• Direction:
For the listing below, give the count of lines containing the string "with" and nothing else.
━━━━━━━━━━━━━━━━━━━━
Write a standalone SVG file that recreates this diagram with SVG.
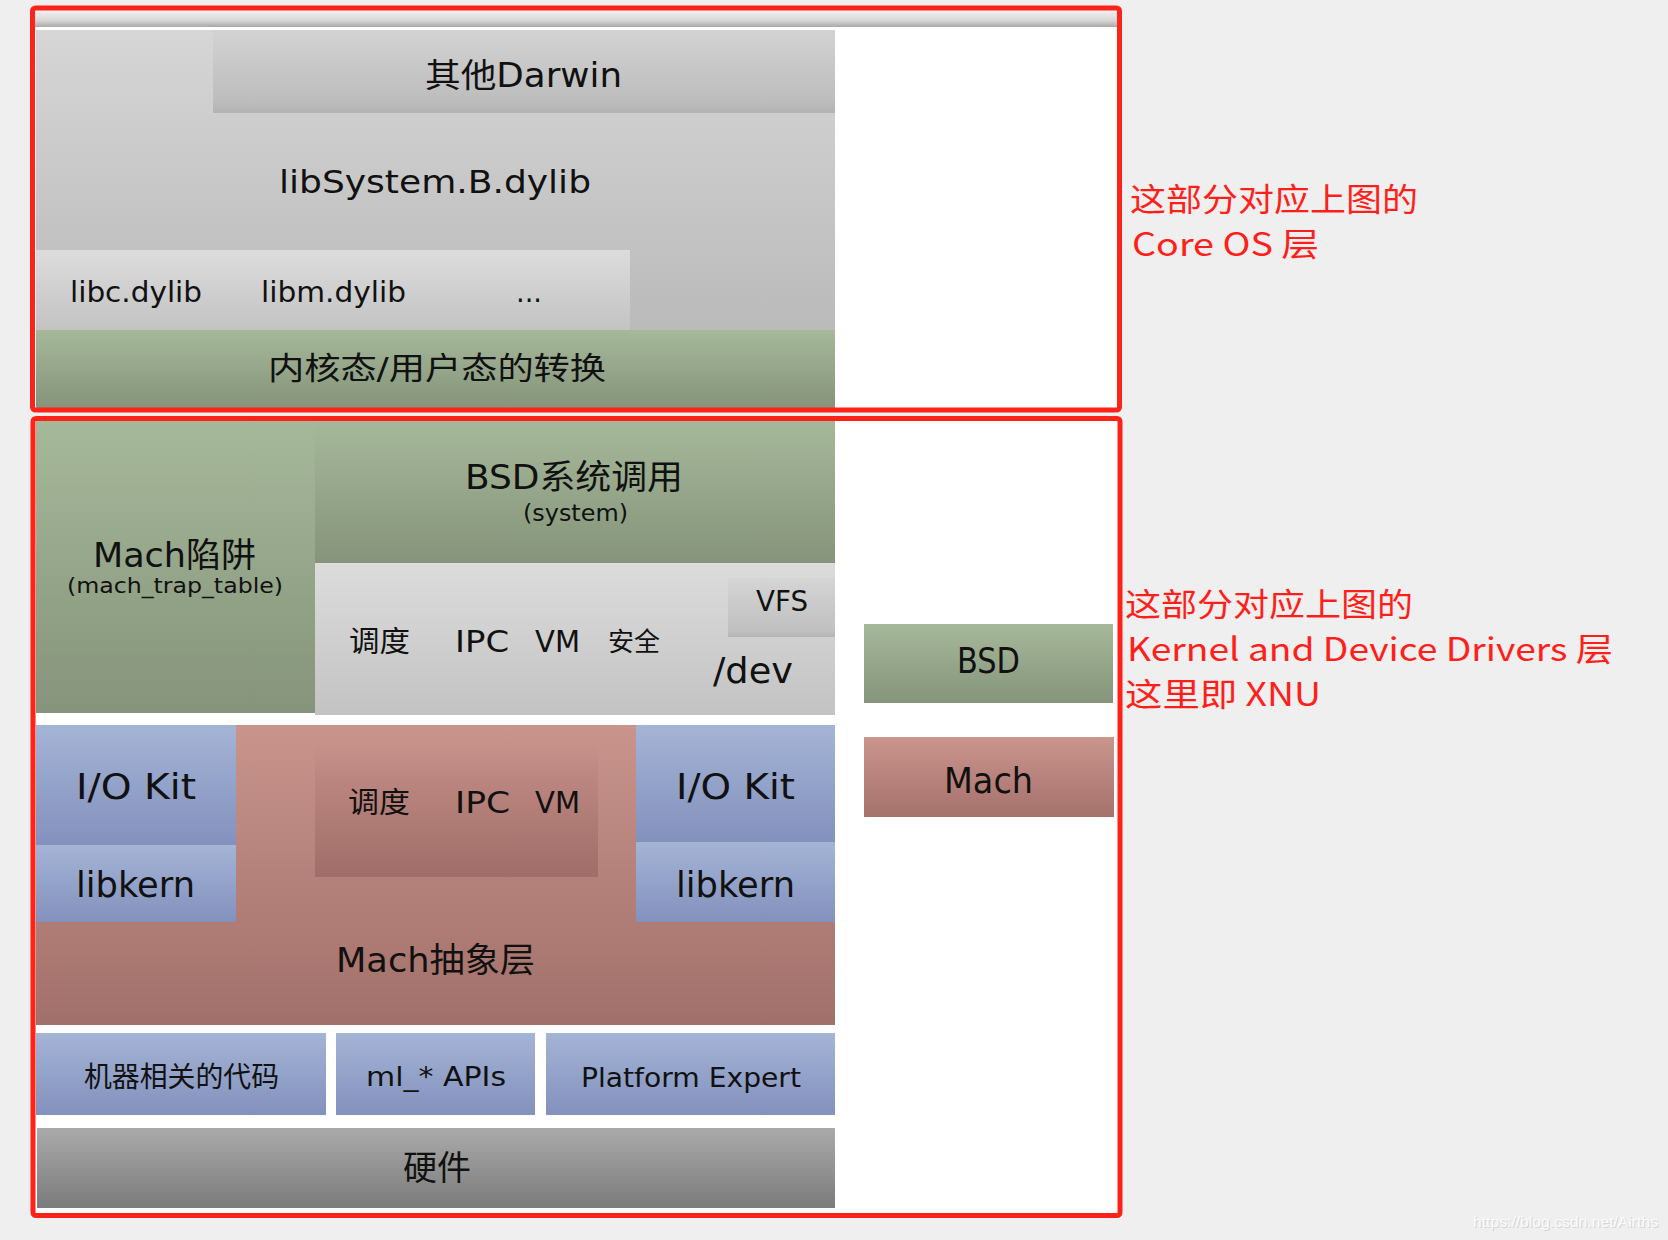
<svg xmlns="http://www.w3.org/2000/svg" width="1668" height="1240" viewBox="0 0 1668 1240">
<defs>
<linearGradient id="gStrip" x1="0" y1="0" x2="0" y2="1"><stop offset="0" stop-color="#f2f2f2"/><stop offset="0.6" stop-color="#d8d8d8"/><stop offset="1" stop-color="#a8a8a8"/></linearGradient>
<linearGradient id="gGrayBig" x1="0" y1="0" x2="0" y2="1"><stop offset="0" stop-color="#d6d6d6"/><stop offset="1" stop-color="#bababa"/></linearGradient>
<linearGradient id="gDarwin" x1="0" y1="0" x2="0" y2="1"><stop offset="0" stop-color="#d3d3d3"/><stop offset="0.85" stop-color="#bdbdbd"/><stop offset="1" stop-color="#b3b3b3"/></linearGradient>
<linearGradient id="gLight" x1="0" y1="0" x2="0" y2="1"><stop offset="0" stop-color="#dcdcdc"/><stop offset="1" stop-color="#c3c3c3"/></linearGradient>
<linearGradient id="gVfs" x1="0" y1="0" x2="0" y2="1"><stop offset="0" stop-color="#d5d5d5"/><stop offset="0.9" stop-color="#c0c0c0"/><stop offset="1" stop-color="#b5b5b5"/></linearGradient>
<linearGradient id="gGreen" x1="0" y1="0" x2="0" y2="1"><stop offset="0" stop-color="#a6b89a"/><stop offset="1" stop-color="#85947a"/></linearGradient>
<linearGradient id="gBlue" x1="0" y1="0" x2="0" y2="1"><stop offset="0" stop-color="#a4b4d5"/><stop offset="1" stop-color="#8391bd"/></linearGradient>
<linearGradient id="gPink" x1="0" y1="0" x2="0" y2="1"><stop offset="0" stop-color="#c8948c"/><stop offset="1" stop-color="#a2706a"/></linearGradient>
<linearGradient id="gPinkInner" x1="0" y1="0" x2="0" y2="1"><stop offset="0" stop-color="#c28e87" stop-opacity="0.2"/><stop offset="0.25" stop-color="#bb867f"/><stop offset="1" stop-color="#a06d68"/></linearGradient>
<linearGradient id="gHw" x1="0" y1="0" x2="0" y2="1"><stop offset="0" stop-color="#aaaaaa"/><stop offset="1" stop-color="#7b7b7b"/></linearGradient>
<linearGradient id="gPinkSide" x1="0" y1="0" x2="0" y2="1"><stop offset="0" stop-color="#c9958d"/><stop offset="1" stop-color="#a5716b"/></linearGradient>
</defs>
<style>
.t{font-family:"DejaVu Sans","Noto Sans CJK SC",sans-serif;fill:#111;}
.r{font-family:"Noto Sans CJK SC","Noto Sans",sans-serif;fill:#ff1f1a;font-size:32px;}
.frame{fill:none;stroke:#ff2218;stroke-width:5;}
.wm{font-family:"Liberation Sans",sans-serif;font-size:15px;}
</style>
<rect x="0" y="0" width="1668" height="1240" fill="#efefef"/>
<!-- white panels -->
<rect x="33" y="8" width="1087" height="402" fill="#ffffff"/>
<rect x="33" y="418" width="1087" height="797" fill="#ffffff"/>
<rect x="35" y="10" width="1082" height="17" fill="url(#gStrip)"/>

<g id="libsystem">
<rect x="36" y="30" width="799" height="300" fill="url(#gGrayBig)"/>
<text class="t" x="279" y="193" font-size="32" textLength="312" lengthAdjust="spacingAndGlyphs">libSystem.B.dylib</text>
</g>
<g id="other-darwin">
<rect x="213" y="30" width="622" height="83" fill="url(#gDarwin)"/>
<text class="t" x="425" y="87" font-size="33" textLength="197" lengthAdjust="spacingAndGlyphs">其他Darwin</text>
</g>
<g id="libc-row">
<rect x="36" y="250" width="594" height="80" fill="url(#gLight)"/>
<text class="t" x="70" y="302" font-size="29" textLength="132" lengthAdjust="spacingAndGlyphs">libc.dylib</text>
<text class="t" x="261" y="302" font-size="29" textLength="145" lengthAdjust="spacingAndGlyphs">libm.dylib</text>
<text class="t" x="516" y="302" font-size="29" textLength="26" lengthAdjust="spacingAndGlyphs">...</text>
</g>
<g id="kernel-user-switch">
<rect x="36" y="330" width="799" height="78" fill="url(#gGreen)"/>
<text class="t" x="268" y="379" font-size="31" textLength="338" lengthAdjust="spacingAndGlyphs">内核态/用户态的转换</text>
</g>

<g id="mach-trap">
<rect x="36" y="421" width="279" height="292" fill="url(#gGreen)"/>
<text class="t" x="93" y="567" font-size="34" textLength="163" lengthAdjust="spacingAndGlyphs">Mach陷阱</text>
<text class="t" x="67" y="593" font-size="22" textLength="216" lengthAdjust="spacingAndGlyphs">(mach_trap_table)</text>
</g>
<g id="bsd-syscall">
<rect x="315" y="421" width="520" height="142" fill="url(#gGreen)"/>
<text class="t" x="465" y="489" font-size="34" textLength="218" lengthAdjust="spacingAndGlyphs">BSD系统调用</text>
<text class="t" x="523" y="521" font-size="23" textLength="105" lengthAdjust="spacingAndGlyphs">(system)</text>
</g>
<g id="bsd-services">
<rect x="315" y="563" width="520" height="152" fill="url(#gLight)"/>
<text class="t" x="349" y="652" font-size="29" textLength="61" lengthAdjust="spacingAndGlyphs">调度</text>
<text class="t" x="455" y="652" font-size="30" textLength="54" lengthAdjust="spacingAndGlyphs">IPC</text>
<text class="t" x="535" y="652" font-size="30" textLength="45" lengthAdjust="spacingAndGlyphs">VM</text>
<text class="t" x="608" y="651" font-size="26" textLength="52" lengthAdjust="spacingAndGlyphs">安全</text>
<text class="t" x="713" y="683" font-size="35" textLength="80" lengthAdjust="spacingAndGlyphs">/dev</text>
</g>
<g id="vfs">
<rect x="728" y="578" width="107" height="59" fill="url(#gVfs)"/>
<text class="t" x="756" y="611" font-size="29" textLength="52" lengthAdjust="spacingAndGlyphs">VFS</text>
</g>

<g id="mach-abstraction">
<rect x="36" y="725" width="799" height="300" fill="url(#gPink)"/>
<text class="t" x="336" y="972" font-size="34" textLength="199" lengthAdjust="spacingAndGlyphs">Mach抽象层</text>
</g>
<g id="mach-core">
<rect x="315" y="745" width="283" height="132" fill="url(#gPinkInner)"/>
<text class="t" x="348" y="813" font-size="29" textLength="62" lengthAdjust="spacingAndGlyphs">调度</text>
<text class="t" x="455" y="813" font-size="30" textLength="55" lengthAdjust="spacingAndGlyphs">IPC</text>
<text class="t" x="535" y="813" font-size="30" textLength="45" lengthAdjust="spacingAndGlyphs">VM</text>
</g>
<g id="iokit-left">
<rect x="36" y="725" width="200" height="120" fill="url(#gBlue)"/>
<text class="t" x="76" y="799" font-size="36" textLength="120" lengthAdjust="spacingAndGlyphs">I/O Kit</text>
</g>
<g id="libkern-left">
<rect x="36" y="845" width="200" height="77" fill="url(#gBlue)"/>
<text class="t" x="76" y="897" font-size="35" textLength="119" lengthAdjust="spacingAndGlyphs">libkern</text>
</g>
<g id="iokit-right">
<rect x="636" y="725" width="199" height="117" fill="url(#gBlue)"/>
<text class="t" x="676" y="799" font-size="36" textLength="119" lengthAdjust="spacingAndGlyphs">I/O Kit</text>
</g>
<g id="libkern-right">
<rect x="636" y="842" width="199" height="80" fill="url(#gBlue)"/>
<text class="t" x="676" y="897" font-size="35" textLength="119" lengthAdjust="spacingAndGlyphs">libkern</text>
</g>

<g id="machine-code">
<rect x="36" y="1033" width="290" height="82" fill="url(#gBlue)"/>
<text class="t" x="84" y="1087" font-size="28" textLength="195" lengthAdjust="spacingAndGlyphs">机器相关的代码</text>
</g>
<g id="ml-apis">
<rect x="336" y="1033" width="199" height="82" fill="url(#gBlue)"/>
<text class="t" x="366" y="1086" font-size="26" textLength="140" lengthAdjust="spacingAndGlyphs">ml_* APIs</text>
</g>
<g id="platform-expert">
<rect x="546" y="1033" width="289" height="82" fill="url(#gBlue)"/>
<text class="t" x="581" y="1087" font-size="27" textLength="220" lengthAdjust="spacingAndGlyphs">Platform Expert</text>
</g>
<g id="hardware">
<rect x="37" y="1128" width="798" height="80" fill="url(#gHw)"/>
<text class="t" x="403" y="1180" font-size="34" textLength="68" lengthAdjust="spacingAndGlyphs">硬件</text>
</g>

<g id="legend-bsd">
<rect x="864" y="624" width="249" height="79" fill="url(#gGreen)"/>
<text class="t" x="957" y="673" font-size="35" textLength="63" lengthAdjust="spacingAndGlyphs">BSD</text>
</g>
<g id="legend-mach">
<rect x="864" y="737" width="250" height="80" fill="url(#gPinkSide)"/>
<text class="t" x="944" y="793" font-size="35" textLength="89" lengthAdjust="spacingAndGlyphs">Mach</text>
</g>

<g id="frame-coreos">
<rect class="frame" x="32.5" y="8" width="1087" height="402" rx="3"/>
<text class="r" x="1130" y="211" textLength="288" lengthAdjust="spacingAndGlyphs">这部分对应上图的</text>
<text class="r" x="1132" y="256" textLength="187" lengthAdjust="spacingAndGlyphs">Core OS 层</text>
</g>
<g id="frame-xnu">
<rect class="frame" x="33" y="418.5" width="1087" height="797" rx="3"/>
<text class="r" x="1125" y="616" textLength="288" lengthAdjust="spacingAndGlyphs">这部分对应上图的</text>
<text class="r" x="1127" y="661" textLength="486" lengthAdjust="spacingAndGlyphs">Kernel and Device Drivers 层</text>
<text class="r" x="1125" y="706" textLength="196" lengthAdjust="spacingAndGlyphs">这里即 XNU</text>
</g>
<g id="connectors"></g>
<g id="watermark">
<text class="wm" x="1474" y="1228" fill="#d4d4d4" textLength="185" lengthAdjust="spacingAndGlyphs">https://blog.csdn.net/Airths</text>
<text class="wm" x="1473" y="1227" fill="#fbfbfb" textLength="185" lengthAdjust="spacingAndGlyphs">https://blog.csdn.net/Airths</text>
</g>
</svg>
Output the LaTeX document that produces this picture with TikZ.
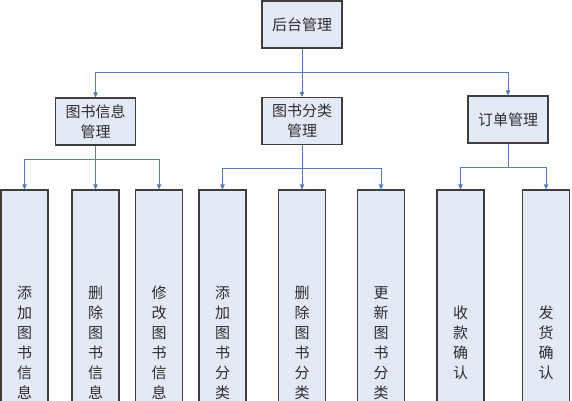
━━━━━━━━━━━━━━━━━━━━
• Correct output:
2